No bids for third mobile license

  • 2002-09-05
  • Steven C. Johnson
RIGA

The bidding deadline for Latvia's third mobile-telecommunication license came and went without bids, and some industry insiders and analysts said the government missed its chance by waiting too long to organize the tender.

The Transport Ministry said last week it had not received bids for a UMTS/GSM license that was scheduled for auction beginning Sept. 18.

Latvia's two existing mobile operators, Latvijas Mobilais Telefons (LMT) and Tele2, applied for UMTS, or "third generation" licenses priced at 5.8 million lats (10.35 million euros) each, the ministry said.

The starting price for the UMTS/GSM license had been set at 7.6 million lats.

The results mean that Latvia is likely to be without a third mobile operator for the next two to three years; tender regulations say that any unsold licenses must be taken off the market for 24 months, during which time prices will not be lowered.

Some say that could slow what has been a rising rate of mobile penetration.

"Absolutely, it will cut into penetration," said Andris Ogrins, regional manager of the Estonia-based Trigon Capital investment bank.

Some 717,000 Latvia residents among the country's 2.3 million are mobile subscribers, and the mobile penetration rate in 2001 nearly reached 28 percent, according to the Central Statistics Office.

Estonia has long been the clear Baltic leader in mobile penetration, with a 2001 rate of nearly 46 percent, but Lithuania, with nearly 26 percent penetration, has been creeping up on Latvia.

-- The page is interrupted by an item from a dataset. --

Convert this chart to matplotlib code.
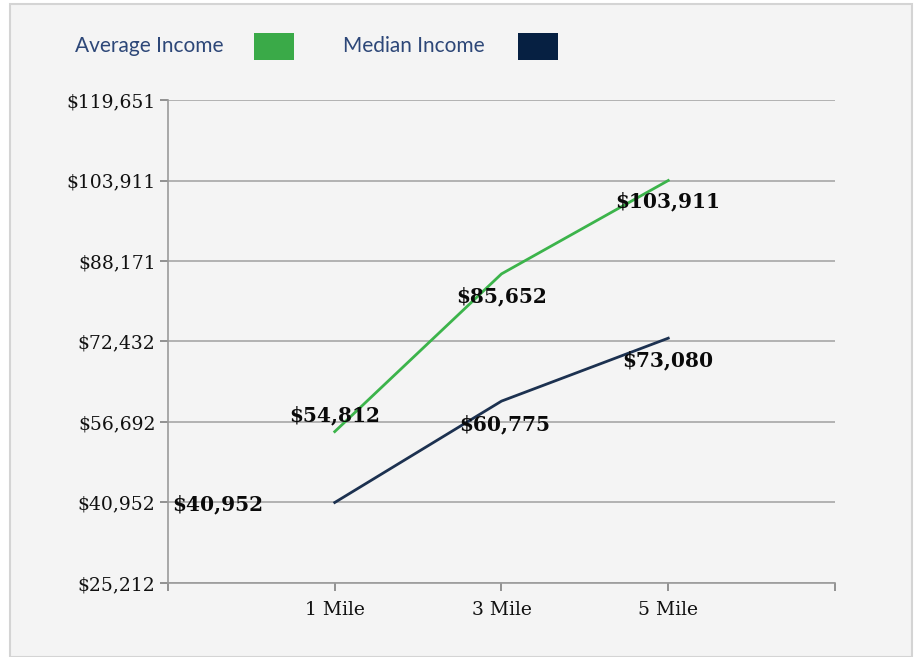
import matplotlib.pyplot as plt
from matplotlib.patches import Rectangle

# data
categories = ['1 Mile', '3 Mile', '5 Mile']
average_income = [54812, 85652, 103911]
median_income = [40952, 60775, 73080]
y_ticks = [25212, 40952, 56692, 72432, 88171, 103911, 119651]

W, H = 917, 657
fig = plt.figure(figsize=(W / 100, H / 100), dpi=100)
fig.patch.set_facecolor('white')

# grey panel with thin border (behind the axes)
fig.patches.append(Rectangle((10 / W, 0), 902 / W, 1 - 4 / H, transform=fig.transFigure,
                             facecolor='#f4f4f4', edgecolor='#d4d4d4', lw=1.5, zorder=-5))

ax = fig.add_axes([168 / W, 1 - 583 / H, (835 - 168) / W, (583 - 100) / H])
ax.set_facecolor('none')

x = [1, 2, 3]
green = '#3cb44b'
navy = '#1c3150'
ax.plot(x, average_income, color=green, lw=2.0, zorder=3)
ax.plot(x, median_income, color=navy, lw=2.0, zorder=3)

ax.set_xlim(0, 4)
ax.set_ylim(y_ticks[0], y_ticks[-1])
ax.set_yticks(y_ticks)
ax.set_yticklabels([f'${v:,}' for v in y_ticks])
ax.set_xticks([0, 1, 2, 3, 4])
ax.set_xticklabels([''] + categories + [''])

ax.grid(axis='y', color='#a6a6a6', lw=1.2)
ax.set_axisbelow(True)
for s in ['top', 'right']:
    ax.spines[s].set_visible(False)
for s in ['left', 'bottom']:
    ax.spines[s].set_color('#9a9a9a')
    ax.spines[s].set_linewidth(1.2)
ax.tick_params(axis='both', colors='#808080', length=6, width=1.2, labelcolor='#111111',
               labelsize=13.5)
ax.tick_params(axis='x', pad=7)
ax.tick_params(axis='y', pad=3)
for lbl in ax.get_yticklabels() + ax.get_xticklabels():
    lbl.set_family('DejaVu Serif')

# data labels (offsets in points)
lab_kw = dict(ha='center', va='center', fontsize=14.5, fontweight='bold',
              family='DejaVu Serif', color='#0a0a0a', zorder=4)
avg_off = [(0, 12), (0, -16), (0, -15)]
med_off = [(-84, -1), (2, -17), (0, -16)]
for xi, v, o in zip(x, average_income, avg_off):
    ax.annotate(f'${v:,}', (xi, v), xytext=o, textcoords='offset points', **lab_kw)
for xi, v, o in zip(x, median_income, med_off):
    ax.annotate(f'${v:,}', (xi, v), xytext=o, textcoords='offset points', **lab_kw)

# legend drawn manually across the top
leg_color = '#2d4778'
fig.text(75 / W, 1 - 46 / H, 'Average Income', color=leg_color, fontsize=15,
         family='Lato', va='center', ha='left')
fig.patches.append(Rectangle((254 / W, 1 - 60 / H), 40 / W, 27 / H, transform=fig.transFigure,
                             facecolor='#3aaa48', edgecolor='none'))
fig.text(343 / W, 1 - 46 / H, 'Median Income', color=leg_color, fontsize=15,
         family='Lato', va='center', ha='left')
fig.patches.append(Rectangle((518 / W, 1 - 60 / H), 40 / W, 27 / H, transform=fig.transFigure,
                             facecolor='#062042', edgecolor='none'))

fig.savefig('out.png', dpi=100)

Estonia and Lithuania have three mobile operators, making for what Ogrins called more competitive markets.

"Latvia has always been second behind Estonia, but now Lithuania has surpassed Latvia," Ogrins said. "At the end of the day, the costs are going to be passed on to the consumers."

Pauls Platais, director of corporate finance for Hansabanka, part of an advising consortium to the tender, said Latvia's upward trend in mobile users would continue.

"The trend will be there, the question will be how quickly penetration grows," he said. "It's still difficult to tell."

Transport Minister Anatolijs Gorbunovs blamed the lack of interest on the economic malaise in the global telecom market.

Many of Europe's largest telecoms overextended themselves in the late 1990s by investing billions into third generation, or 3G, licenses, then being forced to write these investments off as losses when technological glitches, rising costs and lower-than-expected consumer interest delayed in many places the launch of new networks.

Third generation offers high-speed Internet and wireless connections as well as data and video streaming.

Janis Leils, director of the Latvian Telecommunications Association, said the government painted itself into a corner by waiting so long to organize the auction.

"I have one small question: What was the government doing in 1999-2000, the best time for this," Leils said. "That's when everyone was bidding for these licenses. This was very bad timing."

The ministry has said the auction was not possible until after the passage of a telecommunication law in 2001. The law determines the rights, duties and liabilities of telecommunication service users, operators and service providers.

Leils too said the delay would hurt Latvia's nascent but growing mobile market.

"There is a market here. It may not be as big as a country like Germany's, but there's room for a third operator."

Ogrins also said staging a general beauty contest for the licenses with predetermined fees might have provoked more interest than an auction, which required bidders to pay a license fee.

"That fee essentially is a tax on consumers because the operators would have to pass on those costs through higher tariffs," he said.

Sweden, Norway, Finland and France are among the European countries which have offered 3G licenses through beauty contests.

He also said the most appealing license for a third operator would be a simple GSM one, since 3G will be attractive primarily to the highest paying subscribers, a market already cornered in Latvia by No. 1 operator LMT.

Officials at LMT are indeed banking on substantial consumer interest in the new third generation technology.

"Telecommunications and information technologies are in constant progress, and the third generation mobile-communication technologies will definitely develop as well," Juris Binde, LMT's president, said in a statement.

He said the schedule for selling and issuing the new licenses would allow LMT to study the experience of 3G operators elsewhere to pinpoint the types of services Latvian clients may want.